The basic formula as I understand it is that a site is worth about 10x its monthly net profit.

If I make $1500 in October from my site, I should be able to get around the $15,000 mark for it.

Now, there are obviously going to be a lot of variables in that formula like accounting for unusual traffic patterns, under-monetised layout etc etc but that is the basic forumla as I understand it.

Am I totally wrong there?

The reason I ask, is that I sometimes see sites that have an asking price of significantly more than that foruma would allow for (like Tyler asking 100k for a site that barely makes 10k per year). I don't mean to pick on him personally, but I am obviously missing something here.
 


I'm no expert, but with the two sites I've bought in the past, I paid roughly 12x monthly revenues and that's usually what I'm willing to pay.

Of course there is no formula, but you have to factor in other things like potential, domain name, growth etc. and also on the buyers end, opportunity cost, present value, etc. Bottom line.. a site is worth what someone's willing to pay.

I doubt anybody would be willing to pay 5 years revenues unless the site has tremendous potential and is growing on its own or can grow with a little bit of work. It really depends on the site and the buyer.. but in your case with Tyler, I highly doubt anybody would be willing to pay what he's asking...
 
Fixed numbers are pretty much worthless. The reason why is because there are so many variables. Here are some examples:

1. Brand new website making $10,000 a month from MSN, probably worth 1-1.5 months revenue.

2. Website relying on shady methods, such as images next to YPN ads, could cut potential value down 90%.

3. Website that has a large community built around it, value could be around 2 years revenue.

4. Website built on a premium domain name, could be 8-10 years of revenue.

5. Website that relys on paid advertising, value unknown

6. Website thats been around years. High pagerank or not, older domains are percieved as more valuable.

7. Website that is a market leader and has the interest of big companies like Google. An example would be Youtube or Myspace. Throw all the rules out the window.

There are two different positions here -- one you are the buyer, the other as the seller. If you are a buyer you should be looking at the value of a website much differently than as a seller.

As a buyer I want a site that is contributing something which I can't easily recreate myself. Preferably there are still areas that could be improved one so that following the purchase I can lower that earnings multiple by increasing the income. If you know how to add value, 5 times earnings might not sound too silly.

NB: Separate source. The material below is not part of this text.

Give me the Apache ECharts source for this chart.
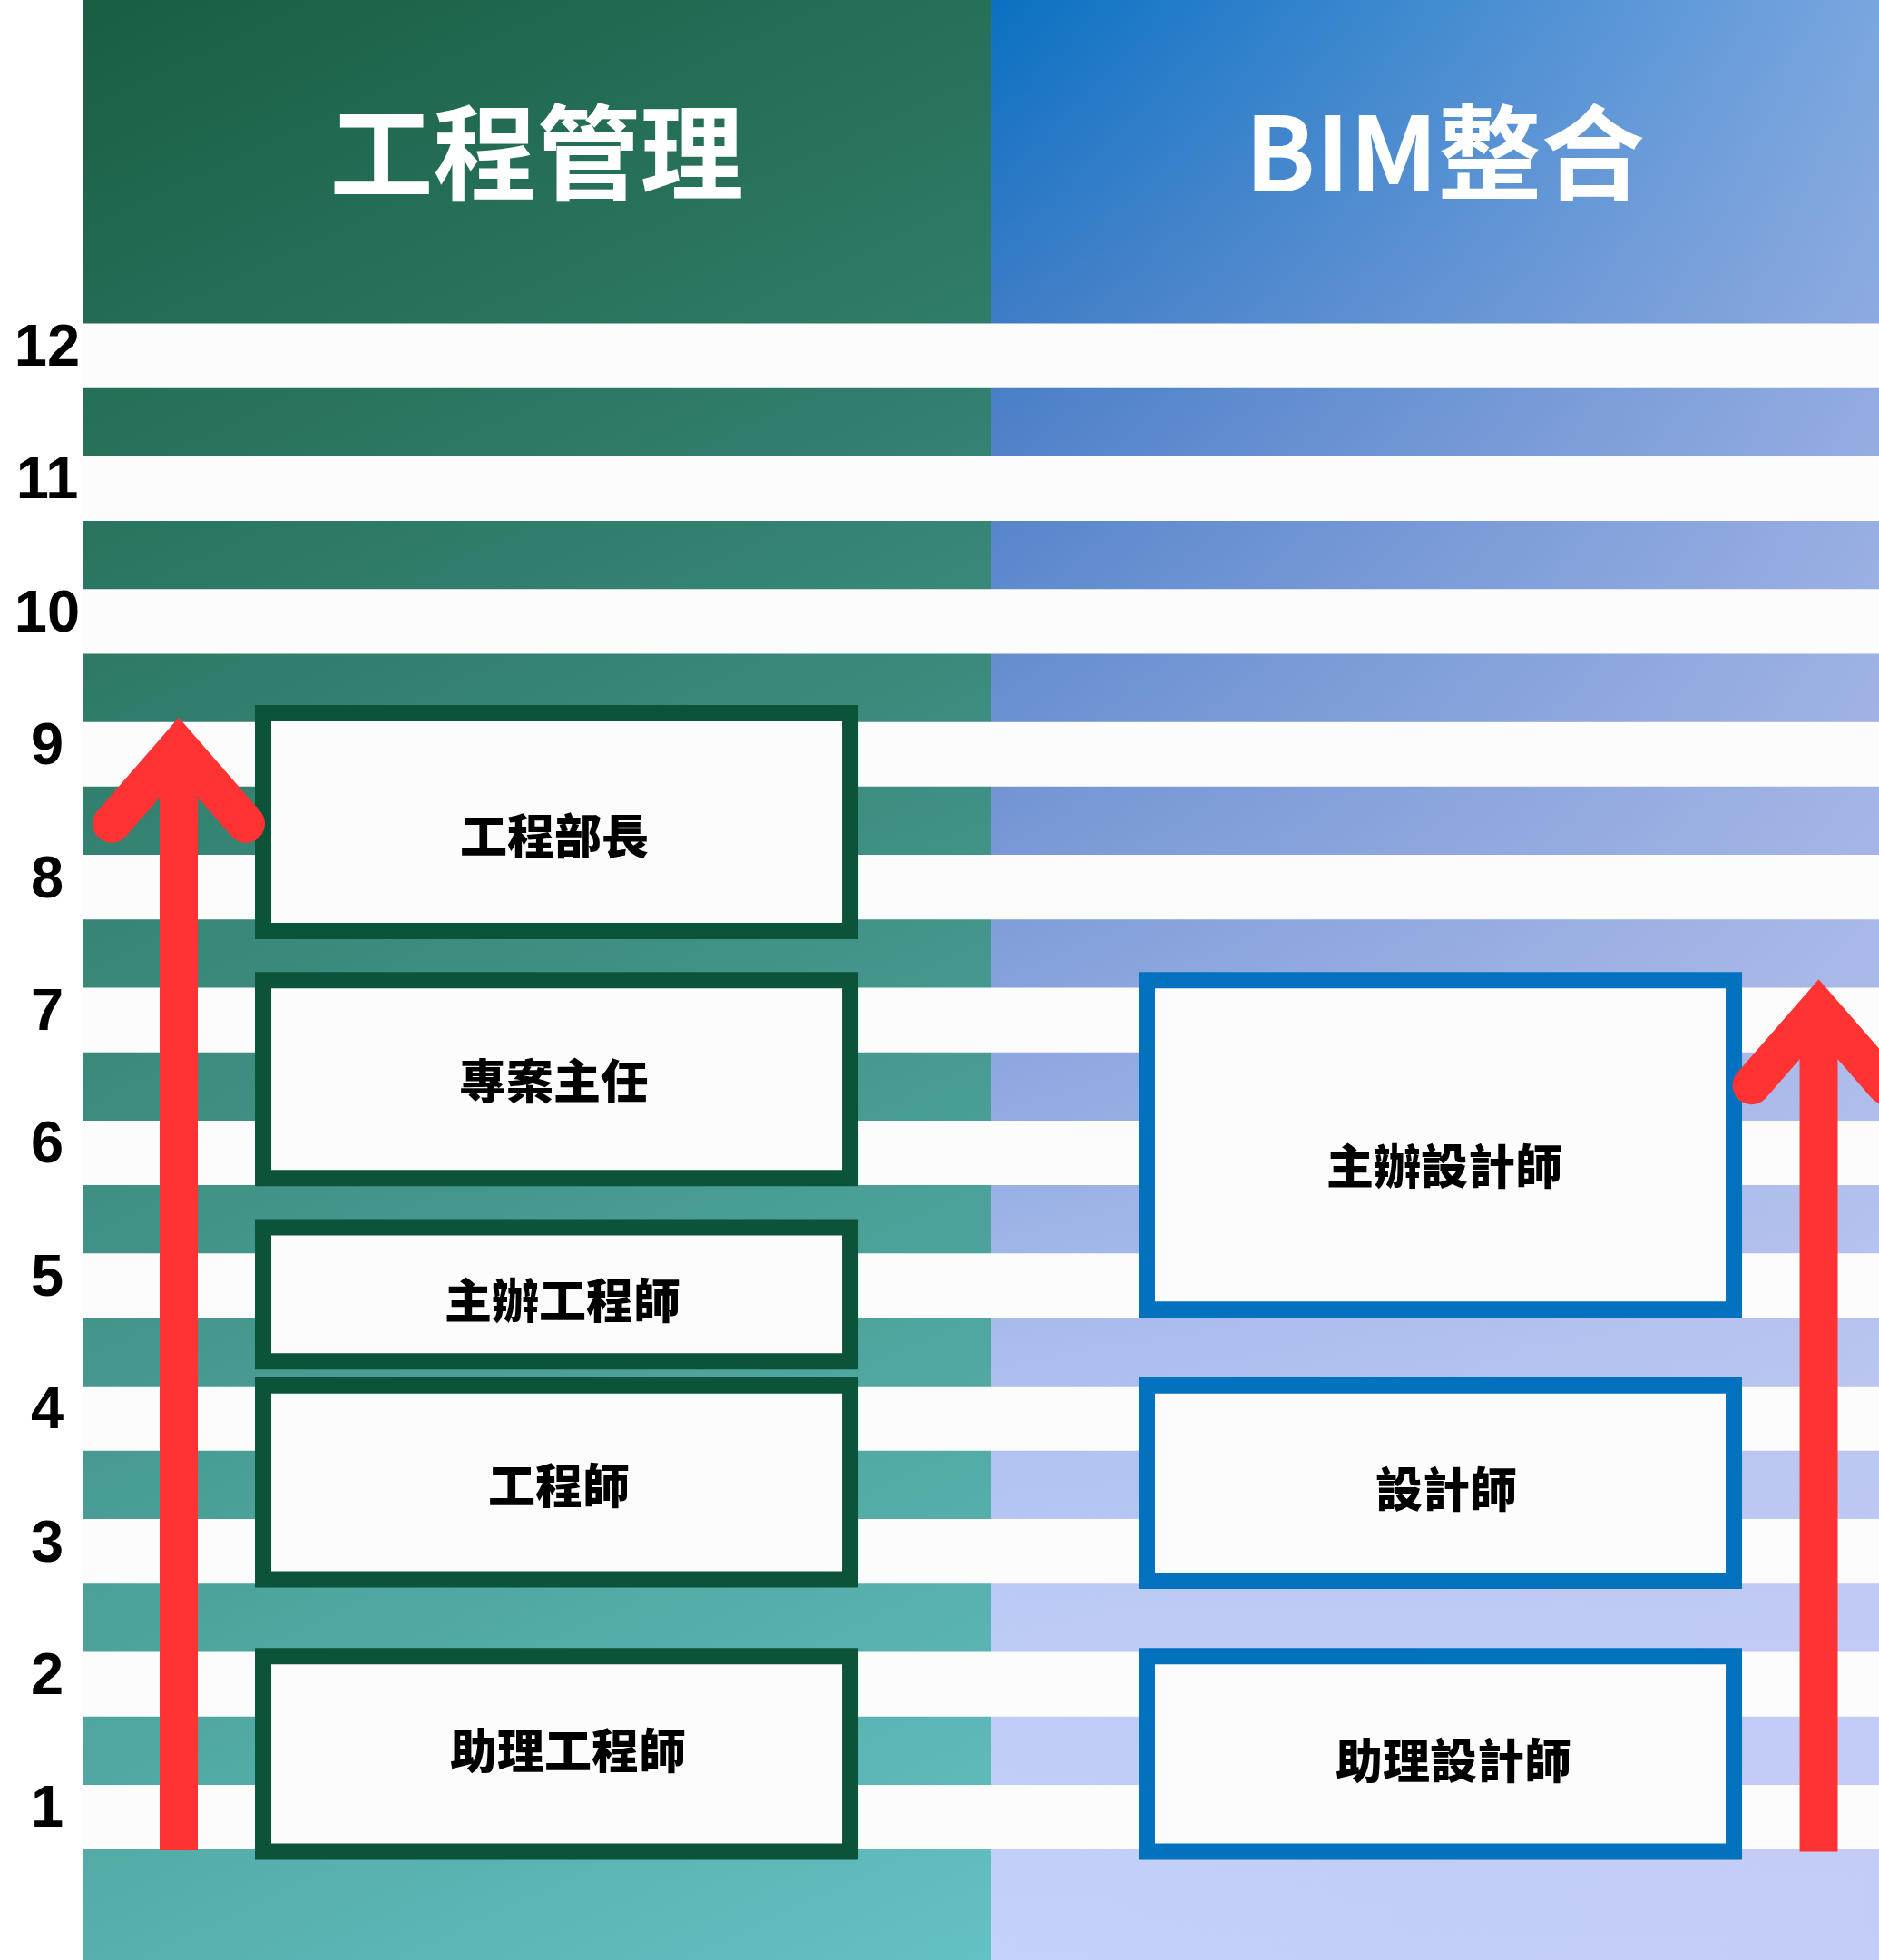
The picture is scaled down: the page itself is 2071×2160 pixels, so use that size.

Thats one of the reasons why big corporations shell out massive amounts for websites. Google has a market capitalization of 145 billion dollars, in 2005 they had a net income of 1.4 billion dollars. The value of YouTube goes beyond its earnings or presumed potential earnings. That purchase suddenly made Google the biggest player in online video advertising.

So how is that relevent to you? Lets say you have several sites in one niche. You may be able to outbid someone else on a site for sale in your niche because of what you can do with it. For example, you could use the site to drive traffic to you older sites, or integrate backlinks to push your other sites up in the search engines. To you, that site may be worth twice as much as it is to everyone else.

Pretty long post but the point is there are tons of variables, and some of those variables include you.